Moral Science; a Compendium of Ethics eBook

This eBook from the Gutenberg Project consists of approximately 487 pages of information about Moral Science; a Compendium of Ethics.

Moral Science; a Compendium of Ethics eBook

This eBook from the Gutenberg Project consists of approximately 487 pages of information about Moral Science; a Compendium of Ethics.

PART VII.  OF SYSTEMS OF MORAL PHILOSOPHY.

On this we need only to remark that it is an interesting and valuable contribution to the history and the criticism of the Ethical systems.[23]

The Ethical theory of Adam Smith may be thus summed up:—­

I.—­The Ethical Standard is the judgment of an impartial spectator or critic; and our own judgments are derived by reference to what this spectator would approve or disapprove.

Probably to no one has this ever appeared a sufficient account of Right and Wrong.  It provides against one defect, the self-partiality of the agent; but gives no account whatever of the grounds of the critic’s own judgment, and makes no provision against his fallibility.  It may be very well on points where men’s moral sentiments are tolerably unanimous, but it is valueless in all questions where there are fundamental differences of view.

II.—­In the Psychology of Ethics, Smith would consider the moral Faculty as identical with the power of Sympathy, which he treats as the foundation of Benevolence.  A man is a moral being in proportion as he can enter into, and realize, the feelings, sentiments, and opinions of others.

Now, as morality would never have existed but for the necessity of protecting one human being against another, the power of the mind that adopts other people’s interests and views must always be of vital moment as a spring of moral conduct; and Adam Smith has done great service in developing the workings of the sympathetic impulse.
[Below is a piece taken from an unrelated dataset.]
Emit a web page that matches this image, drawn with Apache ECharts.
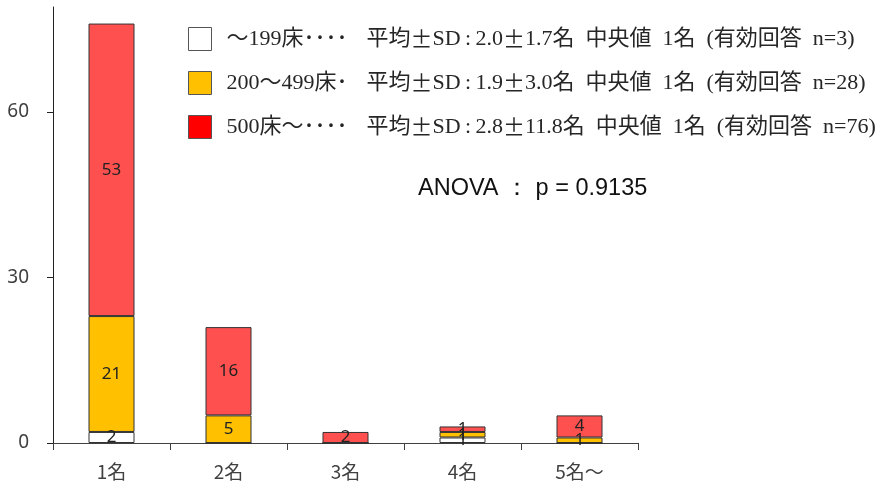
<!DOCTYPE html>
<html>
<head>
<meta charset="utf-8">
<script src="https://cdn.jsdelivr.net/npm/echarts@6/dist/echarts.min.js"></script>
<style>
  html, body { margin: 0; padding: 0; background: #fff; }
  #chart { width: 896px; height: 492px; }
</style>
</head>
<body>
<div id="chart"></div>
<script>
// Number of staff per hospital, stacked by bed-count group
const categories = ['1名', '2名', '3名', '4名', '5名～'];
const small = [2, 0, 0, 1, 0];     // ～199床
const medium = [21, 5, 0, 1, 1];   // 200～499床
const large = [53, 16, 2, 1, 4];   // 500床～
const yTicks = [0, 30, 60];

const seriesNames = ['～199床', '200～499床', '500床～'];
const legendPrefix = ['～199床････', '200～499床･', '500床～････'];
const legendStats = [
  '平均±SD:2.0±1.7名 中央値 1名 (有効回答 n=3)',
  '平均±SD:1.9±3.0名 中央値 1名 (有効回答 n=28)',
  '平均±SD:2.8±11.8名 中央値 1名 (有効回答 n=76)'
];
const anovaText = 'ANOVA ： p = 0.9135';

const barColors = ['#FFFFFF', '#FFC000', '#FF5050'];
const legendColors = ['#FFFFFF', '#FFC000', '#FF0000'];
const values = [small, medium, large];

const serifStack = '"Liberation Serif", "DejaVu Serif", "Noto Sans CJK JP", serif';
const cjkStack = '"Noto Sans CJK JP", sans-serif';
const textColor = '#262626';

// Legend line: spacer, bed-group prefix in a fixed-width column, then the statistics
// (half-width spacing: en spaces and a padded colon, full-width ± signs)
function legendLine(i) {
  const stats = legendStats[i]
    .split(' ').join('\u2002')
    .split(':').join('\u2009:\u2009')
    .split('±').join('}{p|±}{b|');
  return '{s| }{a|' + legendPrefix[i] + '}{b|' + stats + '}';
}

const chart = echarts.init(document.getElementById('chart'));

const labelStyle = {
  show: true,
  position: 'inside',
  color: '#222',
  fontSize: 17,
  fontFamily: '"Noto Sans", "Open Sans", sans-serif',
  formatter: p => (p.value ? String(p.value) : '')
};

chart.setOption({
  animation: false,
  backgroundColor: '#fff',
  grid: { left: 53, right: 258, top: 7, bottom: 49 },
  legend: {
    orient: 'vertical',
    left: 188,
    top: 27,
    padding: 0,
    itemWidth: 23,
    itemHeight: 23,
    itemGap: 20,
    selectedMode: false,
    data: seriesNames.map((n, i) => ({
      name: n,
      icon: 'rect',
      itemStyle: { color: legendColors[i], borderColor: '#555', borderWidth: 1 }
    })),
    formatter: name => legendLine(seriesNames.indexOf(name)),
    textStyle: {
      rich: {
        s: { width: 10, fontSize: 22 },
        a: { width: 140, fontSize: 22, color: textColor, fontFamily: serifStack },
        b: { fontSize: 22, color: textColor, fontFamily: serifStack },
        p: { width: 22, align: 'center', fontSize: 22, color: textColor, fontFamily: cjkStack }
      }
    }
  },
  xAxis: {
    type: 'category',
    data: categories,
    axisLine: { lineStyle: { color: '#404040', width: 1 } },
    axisTick: { show: true, length: 7, lineStyle: { color: '#404040' } },
    axisLabel: {
      color: '#404040',
      fontSize: 19,
      margin: 19,
      fontFamily: cjkStack
    }
  },
  yAxis: {
    type: 'value',
    min: 0,
    max: 79,
    interval: 30,
    splitLine: { show: false },
    axisLine: { show: true, lineStyle: { color: '#222', width: 1 } },
    axisTick: { show: true, length: 6, lineStyle: { color: '#222' }, customValues: yTicks },
    axisLabel: {
      color: '#404040',
      fontSize: 19,
      margin: 24,
      fontFamily: '"Noto Sans", "Open Sans", sans-serif',
      customValues: yTicks
    }
  },
  series: values.map((v, i) => ({
    name: seriesNames[i],
    type: 'bar',
    stack: 'total',
    barWidth: 46,
    data: v,
    itemStyle: { color: barColors[i], borderColor: '#333', borderWidth: 1 },
    label: labelStyle
  })),
  graphic: [{
    type: 'text',
    left: 418,
    top: 177,
    style: {
      text: anovaText,
      fontSize: 23.5,
      fill: '#111',
      fontFamily: '"Liberation Sans", Arial, sans-serif'
    }
  }]
});
</script>
</body>
</html>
He does not discuss Free-will.  On the question of Disinterested Conduct, he gives no clear opinion.  While denying that our sympathetic impulses are a refinement of self-love, he would seem to admit that they bring their own pleasure with them; so that, after all, they do not detract from our happiness.  In other places, he recognizes self-sacrifice, but gives no analysis of the motives that lead to it; and seems to think, with many other moralists, that it requires a compensation in the next world.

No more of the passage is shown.